Friday, January 7, 2011
The Yellow Brick Beltway
By David Schoenbrod, a professor at New York Law School and an adjunct scholar at the Cato Institute. [From the Wall Street Journal, Nov. 27, 1998.]
The release this month of "The Wizard of Oz" in a digitally juiced-up film format should prompt more people to read the even more wonderful book. Their reading pleasure will be enhanced by understanding that L. Frank Baum wrote the book as parable whose point is more poignant-today than when it was published in 1900―that the wizards of Washington are a bunch of charlatans running a scam on the little people of America.
Baum drew the book's symbolism from William Jennings Bryan's campaign for the national government to back its paper money with silver as well as gold. Bryan's opponent in the 1896 and 1900 presidential elections was William McKinley, who supported the gold standard. Bryan argued that the gold standard depressed the economy, thereby crucifying America on a "cross of gold." The hard times are represented by the bleakness of the Kansas in which Dorothy finds herself at the beginning of the book.
Dorothy represents everywoman, and the cyclone that carries her to the land of Oz is a silverite victory at the polls, according to the historian Richard Jensen. The land gets its name from the silverites wanting 16 ounces (oz.) of silver to be the monetary equivalent of one ounce of gold. Her own house lands on the wicked Witch of the East (the Eastern bankers), killing the witch and freeing the Munchkins (ordinary people) from bondage. The good Witch of the North (the Northern electorate) tells Dorothy that the Wizard of Oz may be able to help her get home. To reach him, she must travel the yellow brick road (gold ingots), which may be done only with silver slippers (the movie changed them to ruby for better contrast). She meets Bryan's supporters along the way―the Scarecrow (the farmer who thinks he has no brains) and the Tin Woodsman (the industrial laborer who thinks he has no compassion)―and Bryan himself represented as a Cowardly Lion.
This ragtag electoral coalition gets to national capital, the Emerald City, whose greenish hue is an optical illusion, just as the greenback dollar is illusory money. The wizard proves to be a complete charlatan. As he confesses to himself, "How can I help being a humbug when all these people make me do things that everybody knows can't be done? It was easy to make the Scarecrow and the Lion and the Woodsman happy, because they imagined I could do anything." He blames his actions on the polls, but at least he is honest with himself. To get Dorothy back to Kansas, he suggests a hot air balloon, but his hot air carries him away, leaving Dorothy behind.
The book is in the end about political and human truths of far broader import than the elections of 1896 and 1900, both of which McKinley won. The Scarecrow learns that he always had brains, the Woodsman that he always had a heart, the Lion that he always had courage. Dorothy too learns that with her silver shoes she always had the means to return home.

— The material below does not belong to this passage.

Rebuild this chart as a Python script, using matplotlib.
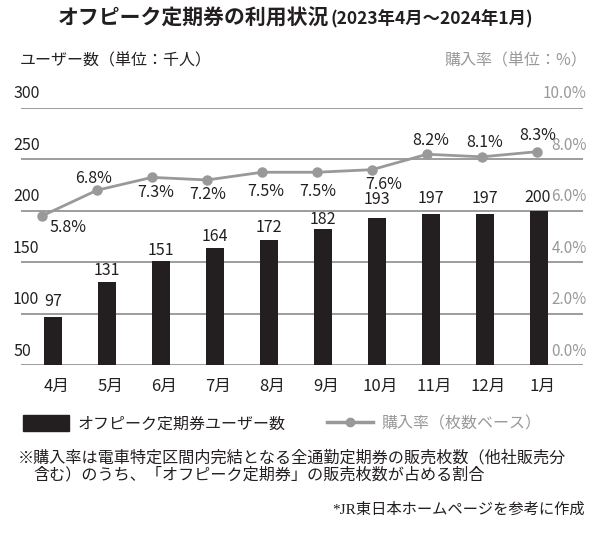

The message is that ordinary people can take care of themselves if they realize their full potential, work together and do not put themselves into the thrall of self-professed experts wielding the powers of government.
This populist message was uncongenial to E.Y. (Yip) Harburg, the socialist and New Dealer who had the most to do with scripting the movie. The movie makes the wizard a force for good. Although he is a fast talker and overpromiser, he is not a complete humbug, because he instills Dorothy, her companions and his own people with the confidence needed to succeed. He gives them, however indirectly, what the New Deal promised to the American people―brains, heart and courage. The wizard's farewell address was readily identifiable to the movie audiences of 1939 as in the style of Franklin Roosevelt.
This subtle respinning of the story turns its meaning on its head. In the book, Dorothy seeks the security of home in the national capital, but finds there nothing but trickery and discovers in the process that she and her fellow citizens already have what it takes to live the good life. In the movie, Dorothy and the rest of humanity find that they need charismatic and expert leaders. They are bound to keep electing wizards.
The book's perspective is needed today more than ever. Our modern wizards are far more sophisticated than the original at deceiving the people. The original wizard simply stayed in his palace, required the wearing of tinted glasses and promised only what might happen anyway. Our modern wizards of both parties have tricks to avoid responsibility that Baum could not have dreamed of. They use unfunded mandates and unfunded entitlements to give to Peter without appearing to take from Paul. For the same reason, they delegate to agencies and the courts the power to regulate and to tax. Their secret is the same as the original wizard's―they have nothing to give us that we do not already have in ourselves. Yes, we do need some government, but, no, we don't need the aggrandizement of government that comes from all the tricks.
Which reminds me, Dorothy, stay away from the White House.